The small slice of time after the interval in cyan is a wait for network latency. But don’t worry: this does not introduce the same problems with waits described earlier. On the contrary: instead of an arbitrary wait, network latency is meaningful and measurable because there is a finite (and usually pretty steady) amount of network latency between source and replica. A heartbeat cannot possibly arrive on the replica before the minimum latency of the network. Therefore, the cyan time is set to the minimum network latency—no more, no less.

Heartbeat Diagram 7 Diagram 7: Zoom in on diagram 5

Once a tool has waited the minimum network latency, it starts figuratively looking for the heartbeat on the replica. If lag equals the minimum network latency, then the heartbeat will be observed on the first measurement, shown in diagram 7 as the first dotted horizontal line. But in this example, the heartbeat hasn’t arrived yet, so the tool waits a short duration and looks a second time—the second dotted horizontal line. But the heartbeat still hasn’t arrived yet, so the tools waits a short duration and looks a third time—now the heartbeat has arrived (third dotted horizontal line through the center of the dotted green circle). Lag, as shown by the curved arrow, is the difference between when the heartbeat was observed and when it should have arrived (immediately after the minimum network latency). This new approach correctly and accurately measures true replication lag.
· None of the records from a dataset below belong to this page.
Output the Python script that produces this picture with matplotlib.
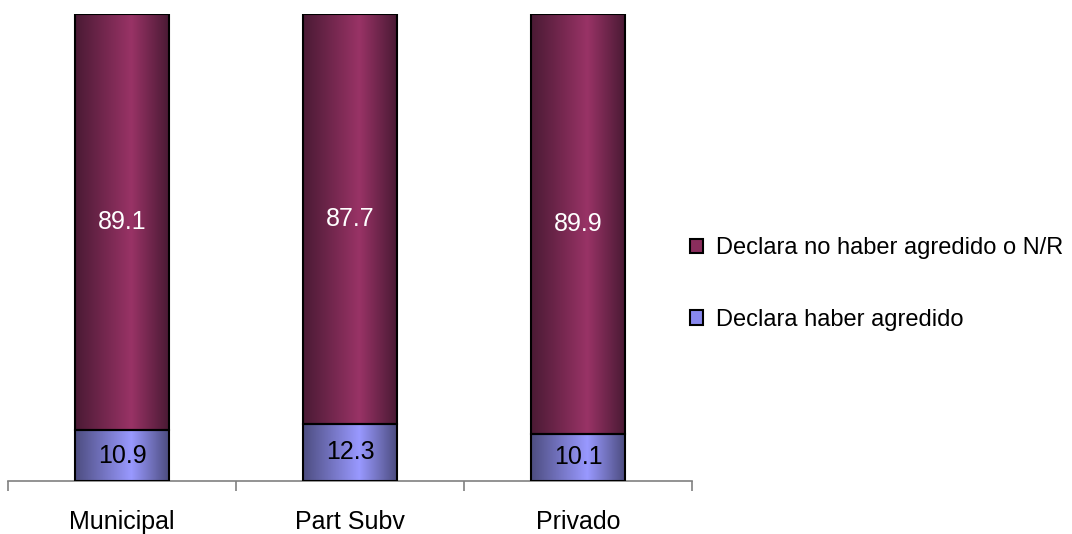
import numpy as np
import matplotlib
matplotlib.use("Agg")
import matplotlib.pyplot as plt
from matplotlib.colors import LinearSegmentedColormap
from matplotlib.patches import Patch

plt.rcParams["font.family"] = ["Liberation Sans", "DejaVu Sans"]

categories = ["Municipal", "Part Subv", "Privado"]
agredido = [10.9, 12.3, 10.1]
no_agredido = [89.1, 87.7, 89.9]
labels = ["Declara no haber agredido o N/R", "Declara haber agredido"]

# edge -> highlight -> edge, like a lit cylinder
maroon = LinearSegmentedColormap.from_list(
    "maroon", [(0, "#4a1a34"), (0.6, "#993366"), (1, "#4a1a34")])
blue = LinearSegmentedColormap.from_list(
    "blue", [(0, "#4d4d80"), (0.6, "#9999ff"), (1, "#4d4d80")])

W, H = 1072, 534
fig = plt.figure(figsize=(W / 100, H / 100), dpi=100)
ax = fig.add_axes([8 / W, (H - 481) / H, 684 / W, 467 / H])

x = np.arange(len(categories))
width = 0.41
bottom_bars = ax.bar(x, agredido, width, color="none", edgecolor="black",
                     linewidth=1.5, zorder=3)
top_bars = ax.bar(x, no_agredido, width, bottom=agredido, color="none",
                  edgecolor="black", linewidth=1.5, zorder=3)

grad = np.linspace(0, 1, 256).reshape(1, -1)
for bars, cmap in [(bottom_bars, blue), (top_bars, maroon)]:
    for p in bars:
        x0, y0 = p.get_x(), p.get_y()
        ax.imshow(grad, cmap=cmap, aspect="auto", zorder=2,
                  extent=(x0, x0 + p.get_width(), y0, y0 + p.get_height()))

for i in range(len(categories)):
    ax.text(x[i], agredido[i] / 2, f"{agredido[i]:.1f}", ha="center",
            va="center", fontsize=18, color="black", zorder=4)
    ax.text(x[i], agredido[i] + no_agredido[i] / 2, f"{no_agredido[i]:.1f}",
            ha="center", va="center", fontsize=18, color="white", zorder=4)

ax.set_xlim(-0.5, len(categories) - 0.5)
ax.set_ylim(0, 100)
for s in ["left", "right", "top"]:
    ax.spines[s].set_visible(False)
ax.spines["bottom"].set_color("#808080")
ax.spines["bottom"].set_linewidth(1.2)
ax.set_yticks([])
ax.set_xticks(np.arange(len(categories) + 1) - 0.5)
ax.set_xticklabels([])
ax.tick_params(axis="x", length=7, width=1.2, color="#808080", direction="out")
for i, c in enumerate(categories):
    ax.text(x[i], -6.2, c, ha="center", va="top", fontsize=18)

handles = [Patch(facecolor="#8a2d5c", edgecolor="black", linewidth=1.5),
           Patch(facecolor="#8888ee", edgecolor="black", linewidth=1.5)]
fig.legend(handles, labels, loc="center left", bbox_to_anchor=(669 / W, 1 - 284 / H),
           frameon=False, fontsize=17, handlelength=0.55, handleheight=0.55,
           handletextpad=0.55, labelspacing=2.1)

fig.savefig("out.png", dpi=100)
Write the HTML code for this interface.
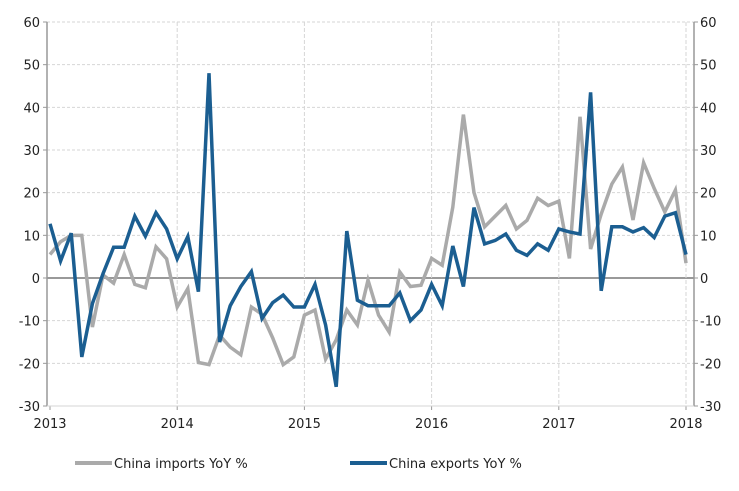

The blue heartbeat lags the full interval. What’s important is that the duration between measurements (dotted horizontal lines) becomes longer the more the heartbeat lags. As a result, this approach is accurate in the normal case when there’s little to no lag, and also efficient when appreciable lag occurs. When a heartbeat lags past a certain point (about 1s or so), further precision isn’t needed: lag 1.2s and 2.3s are both bad. Once lag exceeds several seconds, we can measure every few seconds until it returns to near-zero, then resume high-precision measurements. That’s possible with this new approach that (for lack of a better name) I call coordinated heartbeats.

But what makes this new approach “coordinated”? Scroll back up to digram 6 and notice that the time interval labels (T1, T2, T3) are gone. (We could remove T0, too, but time has to start at some time… or does it?) Coordinated heartbeats include a timestamp and the number of milliseconds until the next heartbeat will be written. As shown in diagram 6, the receiver calculates the next interval and waits until then plus the minimum network latency. Heartbeats are not clock-aligned (they occur at any time), and the heartbeat writer coordinates the heartbeat reader.

Paired with accurate and efficient measurements (diagrams 5 and 7), coordinated heartbeats decouple write frequency from reporting accuracy. You can write heartbeats every 2s but still measure and report replication lag with millisecond accuracy. That makes coordinated heartbeats far more efficient overall: less work without loss of accuracy.

To answer the opening question of this blog post, “Can we do better?”, I think the answer is yes: coordinated heartbeats are better. I implemented them in a new open source tool that I’ll announce soon.